The building was constructed for the Equitable Life Insurance Company in 1968, with the company maintaining ownership of the building from 1968 to 1997 when it was sold to Chicago-based LaSalle Advisors for roughly $36 million. In 2007, it was purchased by Equastone 100 Peachtree LLC for $57 million.

Due to the late-2000s recession, the value of the building dropped by more than 25%, and the building reached a vacancy level of 50%. By April 2009, the building was in foreclosure, and was to be auctioned in May of that year. Equastone owed $52 million to Capmark Bank, and thus was upside-down on its mortgage.
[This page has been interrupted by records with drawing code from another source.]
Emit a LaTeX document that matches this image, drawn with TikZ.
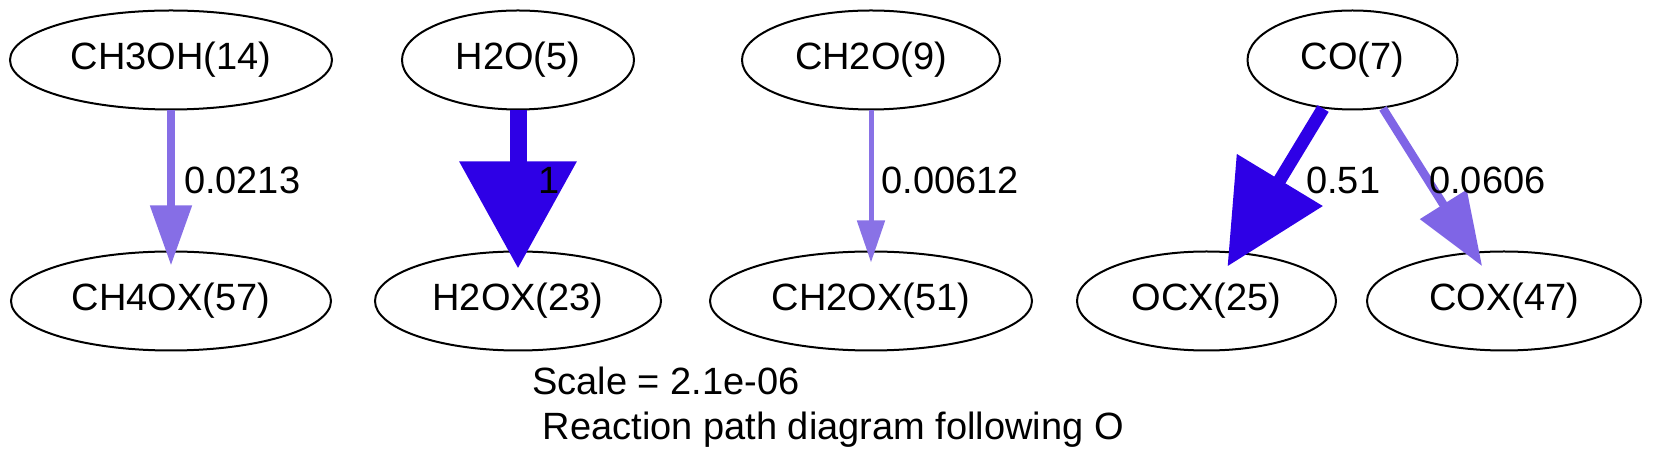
\documentclass[tikz,border=0pt]{standalone}
\usepackage{fontspec}
\setmainfont{Liberation Sans}
\usetikzlibrary{positioning,arrows.meta,shapes.geometric}

% flux colours (hue 0.7, value 0.9)
\definecolor{fluxfull}{RGB}{46,0,230}
\definecolor{fluxa}{RGB}{134,110,230}
\definecolor{fluxb}{RGB}{137,114,230}
\definecolor{fluxc}{RGB}{127,101,230}

\begin{document}
\begin{tikzpicture}[
  x=0.5pt, y=-0.5pt,
  every node/.append style={font=\fontsize{19}{22.8}\selectfont},
  spec/.style={ellipse, draw=black, line width=1pt, inner sep=0pt,
               minimum height=49.5pt},
  flux/.style={anchor=west, inner sep=0pt, text=black},
  rxn/.style={shorten >=-7.5pt}
]
\useasboundingbox (0,0) rectangle (1653,469);

% species on the top rank
\node[spec, minimum width=161pt] (ch3oh) at (171,60) {CH3OH(14)};
\node[spec, minimum width=116pt] (h2o) at (518,60) {H2O(5)};
\node[spec, minimum width=129pt] (ch2o) at (871,60) {CH2O(9)};
\node[spec, minimum width=105pt] (co) at (1352.5,60) {CO(7)};

% adsorbed species
\node[spec, minimum width=160pt, below=70pt of ch3oh] (ch4ox) {CH4OX(57)};
\node[spec, minimum width=143pt, below=70pt of h2o] (h2ox) {H2OX(23)};
\node[spec, minimum width=161pt, below=70pt of ch2o] (ch2ox) {CH2OX(51)};
\node[spec, minimum width=129.5pt, below=70pt of co, xshift=-73pt] (ocx) {OCX(25)};
\node[spec, minimum width=137pt, below=70pt of co, xshift=75.75pt] (cox) {COX(47)};

\node[anchor=base west, align=left, inner sep=0pt] (caption) at (532,440)
  {Scale = 2.1e-06\\\mbox{} Reaction path diagram following O};

\draw[rxn, line width=4pt, draw=fluxa, -{Triangle[width=20pt,length=30pt]}]
  (ch3oh) -- node[flux, xshift=4.5pt] {0.0213} (ch4ox);
\draw[rxn, line width=8.5pt, draw=fluxfull, shorten >=-9pt,
  -{Triangle[width=56.5pt,length=53.5pt]}]
  (h2o) -- node[flux, xshift=6pt] {1} (h2ox);
\draw[rxn, line width=2.5pt, draw=fluxb, shorten >=-6pt,
  -{Triangle[width=13.5pt,length=21pt]}]
  (ch2o) -- node[flux, xshift=4pt] {0.00612} (ch2ox);
\draw[rxn, line width=6.5pt, draw=fluxfull, shorten >=-8.5pt,
  -{Triangle[width=48.5pt,length=50.5pt]}]
  (co) -- node[flux, xshift=10pt] {0.51} (ocx);
\draw[rxn, line width=4.25pt, draw=fluxc, shorten >=-8.5pt,
  -{Triangle[width=26.5pt,length=36.5pt]}]
  (co) -- node[flux, xshift=-1.5pt] {0.0606} (cox);

\end{tikzpicture}
\end{document}
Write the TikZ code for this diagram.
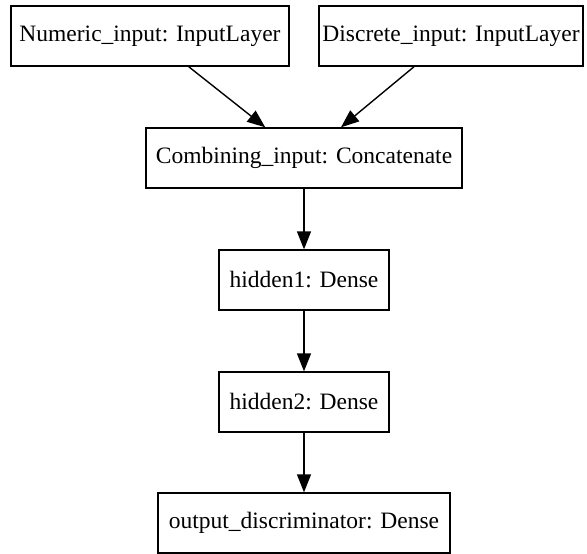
\documentclass[tikz,border=0pt]{standalone}
\usepackage{fontspec}
\setmainfont{Liberation Serif}
\usetikzlibrary{arrows.meta}
\begin{document}
\begin{tikzpicture}[x=1pt,y=1pt,
  layer/.style={draw=black,line width=1.4pt,minimum height=60pt,inner xsep=0pt,
    font=\fontsize{23.5}{27}\selectfont,text=black},
  conn/.style={line width=1.4pt,-{Triangle[length=18pt,width=14pt]}}]
\useasboundingbox (0,0) rectangle (587,-554);
\node[layer,minimum width=278pt] (num) at (150,-36) {Numeric\_input: InputLayer};
\node[layer,minimum width=264pt] (dis) at (451,-36) {Discrete\_input: InputLayer};
\node[layer,minimum width=316pt] (comb) at (304,-158) {Combining\_input: Concatenate};
\node[layer,minimum width=170pt] (h1) at (304,-280) {hidden1: Dense};
\node[layer,minimum width=170pt] (h2) at (304,-402) {hidden2: Dense};
\node[layer,minimum width=292pt] (out) at (304,-523) {output\_discriminator: Dense};
\draw[conn] (num) -- (comb);
\draw[conn] (dis) -- (comb);
\draw[conn] (comb) -- (h1);
\draw[conn] (h1) -- (h2);
\draw[conn] (h2) -- (out);
\end{tikzpicture}
\end{document}
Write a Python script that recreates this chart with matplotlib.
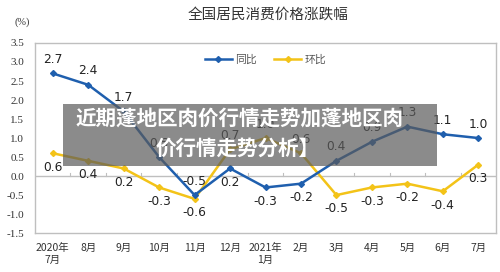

On June 2, 2009 the building was put up for auction in Atlanta. The only bidder, 100 Peachtree Street Atlanta LLC, an affiliate of Capmark Bank, bought the building for $29.5 million. In late January 2010 there were reports that Georgia State University was interested in buying the building and its parking deck and in May 2011 the Atlanta Journal-Constitution reported that GSU was in negotiations to purchase the building to house its J. Mack Robinson College of Business. No deal was ever publicly announced. On July 6, 2011, the building was purchased by Florida-based America's Capital Partners for $19 million.

==Incidents==

At approximately 11:34pm on March 27, 1968, a fire broke out on the 10th floor of the unfinished Equitable Building and quickly moved upward, destroying much of the unconstructed upper floors that were only steel beams at the time. The fire apparently spread through feeding on the wooden construction material (particularly forms into which concrete flooring would be poured) and high winds. The fire was declared "tapped out" at 6:00am the next morning. According to the Atlanta Fire Department, "debris showered down on adjacent roof tops and apparatus on the street creating a severe hazard for the operating AFD crews," although no one was seriously hurt. Damage totaled $1.6 million.

On March 14, 2008, the Equitable Building sustained minor damage, mainly shattered windows, when a tornado tore through downtown Atlanta. This tornado stands as the only one to have hit the downtown area since the city's founding.